His conservatism, so committed to core values in America, was not the ideological brand we get today nor the Manichean kind that squares off before a left that also excludes everyone else and thinks it is in possession of the truth; it was something much closer to traditional conservatism based on loyalty to certain principles.

John Lukács observed that a conservative is patriotic but not nationalistic, he holds high the banner of honour and does not play dirty, he accepts defeat even if he works unflaggingly for victory; he loves mankind even if he knows from his own experience how many flaws and weaknesses there are in men. Under the guise of a maverick McCain exemplified that ideal. He was, so to speak, one of those politicians who go their own way and do not get intimidated because they respect their conscience first and know that the price they must pay for that is courage.

«To serve a truth much greater than oneself» was his byword and it ought to be the same for any honourable life. The love of others confers responsibility, you could say. The love of family (that space where we may be judged but never left behind), of friends, compatriots, adversaries, those who are different from us …draws a picture of the true face of humanity. And a man’s most personal truth.
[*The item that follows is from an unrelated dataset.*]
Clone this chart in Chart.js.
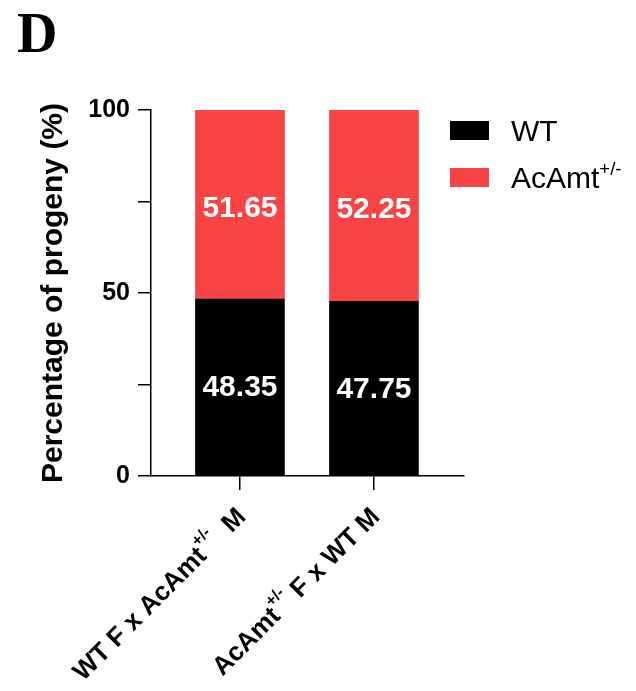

After his death John McCain has returned to the podium to mark his distance from Donald Trump’s demagoguery, and his example can alert us to a path that does not simply come down to the number of seats occupied by the right, far from it. The sickness of Cainitism is, from all appearances, universal. In his correspondence with José Jiménez Lozano, recently published  by Trotta, Américo Castro recalls that «what good there has been in Anglo-Saxon countries is the fruit of service, of service to all, as Mark wrote in his gospel. That’s where you get Social Service, and the civil servant. Spaniards, from the 16th C. onwards, forgot about the gospels and have served their own caste, their own kind, their kin, their friends, and so on».
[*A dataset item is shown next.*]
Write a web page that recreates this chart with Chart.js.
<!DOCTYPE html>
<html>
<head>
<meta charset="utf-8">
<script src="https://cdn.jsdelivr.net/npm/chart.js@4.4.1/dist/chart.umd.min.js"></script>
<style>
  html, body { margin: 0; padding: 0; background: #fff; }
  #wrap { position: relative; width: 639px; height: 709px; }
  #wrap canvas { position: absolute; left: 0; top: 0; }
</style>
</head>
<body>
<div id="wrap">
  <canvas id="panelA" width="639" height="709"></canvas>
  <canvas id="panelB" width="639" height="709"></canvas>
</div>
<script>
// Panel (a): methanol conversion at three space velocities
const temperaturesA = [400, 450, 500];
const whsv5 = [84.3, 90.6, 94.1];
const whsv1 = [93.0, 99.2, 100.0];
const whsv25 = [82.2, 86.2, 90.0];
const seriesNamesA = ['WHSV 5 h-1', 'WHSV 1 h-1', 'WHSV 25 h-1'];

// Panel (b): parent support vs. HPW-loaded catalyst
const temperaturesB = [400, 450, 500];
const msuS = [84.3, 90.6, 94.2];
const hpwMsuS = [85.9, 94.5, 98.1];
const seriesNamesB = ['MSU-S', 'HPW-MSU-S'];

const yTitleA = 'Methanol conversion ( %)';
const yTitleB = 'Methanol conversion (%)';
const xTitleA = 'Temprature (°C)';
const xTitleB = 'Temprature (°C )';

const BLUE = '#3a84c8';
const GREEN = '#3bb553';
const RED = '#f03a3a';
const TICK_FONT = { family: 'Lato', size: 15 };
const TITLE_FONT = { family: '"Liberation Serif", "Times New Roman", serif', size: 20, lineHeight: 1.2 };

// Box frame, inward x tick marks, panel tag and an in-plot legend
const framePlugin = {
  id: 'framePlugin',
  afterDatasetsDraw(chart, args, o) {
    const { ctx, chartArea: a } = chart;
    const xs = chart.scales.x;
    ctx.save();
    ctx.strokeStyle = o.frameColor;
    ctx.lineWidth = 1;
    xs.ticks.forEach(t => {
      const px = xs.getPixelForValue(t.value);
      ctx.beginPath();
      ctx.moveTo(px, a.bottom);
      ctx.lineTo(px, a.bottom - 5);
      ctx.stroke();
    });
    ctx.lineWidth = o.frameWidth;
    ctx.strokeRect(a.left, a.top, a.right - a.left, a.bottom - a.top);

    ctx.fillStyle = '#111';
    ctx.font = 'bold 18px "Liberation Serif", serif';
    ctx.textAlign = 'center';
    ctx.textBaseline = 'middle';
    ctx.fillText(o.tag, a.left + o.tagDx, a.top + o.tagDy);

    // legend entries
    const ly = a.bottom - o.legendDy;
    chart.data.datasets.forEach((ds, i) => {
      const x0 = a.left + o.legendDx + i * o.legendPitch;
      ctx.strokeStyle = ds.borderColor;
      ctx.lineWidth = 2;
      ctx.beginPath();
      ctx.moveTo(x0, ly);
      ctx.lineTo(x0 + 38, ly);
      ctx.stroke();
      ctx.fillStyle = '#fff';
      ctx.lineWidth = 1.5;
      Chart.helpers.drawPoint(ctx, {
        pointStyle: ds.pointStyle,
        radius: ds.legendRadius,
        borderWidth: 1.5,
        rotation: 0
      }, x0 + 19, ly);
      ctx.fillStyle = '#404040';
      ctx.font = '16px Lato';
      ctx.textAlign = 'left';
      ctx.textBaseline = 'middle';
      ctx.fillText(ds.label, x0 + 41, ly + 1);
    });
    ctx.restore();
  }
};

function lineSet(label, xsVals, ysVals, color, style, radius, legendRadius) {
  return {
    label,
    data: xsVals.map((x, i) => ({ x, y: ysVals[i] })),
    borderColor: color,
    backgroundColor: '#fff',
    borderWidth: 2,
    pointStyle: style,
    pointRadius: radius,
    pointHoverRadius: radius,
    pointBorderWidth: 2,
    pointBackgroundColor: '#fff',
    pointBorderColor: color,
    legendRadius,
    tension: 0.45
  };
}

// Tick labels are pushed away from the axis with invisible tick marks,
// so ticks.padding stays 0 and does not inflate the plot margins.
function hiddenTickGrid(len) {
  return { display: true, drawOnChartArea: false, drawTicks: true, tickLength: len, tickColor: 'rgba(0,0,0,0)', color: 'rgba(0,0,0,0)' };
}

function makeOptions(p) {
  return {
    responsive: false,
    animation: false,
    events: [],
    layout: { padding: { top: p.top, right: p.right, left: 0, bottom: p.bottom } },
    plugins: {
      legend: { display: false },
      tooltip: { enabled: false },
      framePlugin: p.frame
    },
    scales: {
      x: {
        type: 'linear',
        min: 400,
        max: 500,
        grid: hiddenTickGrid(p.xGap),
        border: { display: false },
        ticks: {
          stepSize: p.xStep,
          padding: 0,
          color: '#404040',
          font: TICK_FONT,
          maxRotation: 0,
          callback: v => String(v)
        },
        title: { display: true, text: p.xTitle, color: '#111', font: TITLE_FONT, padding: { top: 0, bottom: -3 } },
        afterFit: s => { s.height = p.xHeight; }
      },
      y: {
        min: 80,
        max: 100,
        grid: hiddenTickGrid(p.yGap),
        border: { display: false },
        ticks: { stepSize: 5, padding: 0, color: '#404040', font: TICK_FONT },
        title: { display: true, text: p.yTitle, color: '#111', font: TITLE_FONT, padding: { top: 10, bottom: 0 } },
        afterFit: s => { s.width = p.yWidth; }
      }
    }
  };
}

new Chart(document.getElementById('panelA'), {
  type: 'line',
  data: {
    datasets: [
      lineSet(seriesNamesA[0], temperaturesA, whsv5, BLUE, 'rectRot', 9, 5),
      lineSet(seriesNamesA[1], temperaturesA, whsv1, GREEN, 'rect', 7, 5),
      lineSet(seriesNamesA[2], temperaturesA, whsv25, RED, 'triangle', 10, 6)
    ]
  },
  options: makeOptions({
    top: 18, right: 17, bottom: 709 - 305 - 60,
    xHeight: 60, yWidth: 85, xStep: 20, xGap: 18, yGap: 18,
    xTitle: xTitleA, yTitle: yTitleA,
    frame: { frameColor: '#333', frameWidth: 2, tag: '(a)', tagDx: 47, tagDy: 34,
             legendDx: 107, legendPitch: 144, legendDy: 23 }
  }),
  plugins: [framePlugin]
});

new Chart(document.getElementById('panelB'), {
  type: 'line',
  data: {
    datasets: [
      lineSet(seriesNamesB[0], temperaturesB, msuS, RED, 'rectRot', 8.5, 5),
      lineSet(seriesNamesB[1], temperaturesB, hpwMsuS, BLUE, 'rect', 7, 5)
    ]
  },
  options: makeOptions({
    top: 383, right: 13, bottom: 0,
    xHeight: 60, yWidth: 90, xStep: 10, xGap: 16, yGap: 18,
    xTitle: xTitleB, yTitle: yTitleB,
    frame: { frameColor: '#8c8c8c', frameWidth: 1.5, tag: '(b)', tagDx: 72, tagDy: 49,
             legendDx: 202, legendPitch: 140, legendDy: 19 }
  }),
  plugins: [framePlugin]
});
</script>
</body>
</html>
Those were other times, to be sure. But very little remains of that ideal of service in our tribal age. Little remains of it, I mean, in the political class, in the media and in public discourse.  Ideology triumphs and —what’s even worse—cynicism and not principles, which is a way of speaking of another kind of idolatry. If only we had a McCain among us in Spain. One or several. With his mistakes,of course; but also with his courage and his loyalty, with his patriotism and his greatness. And not what we are subjected to now.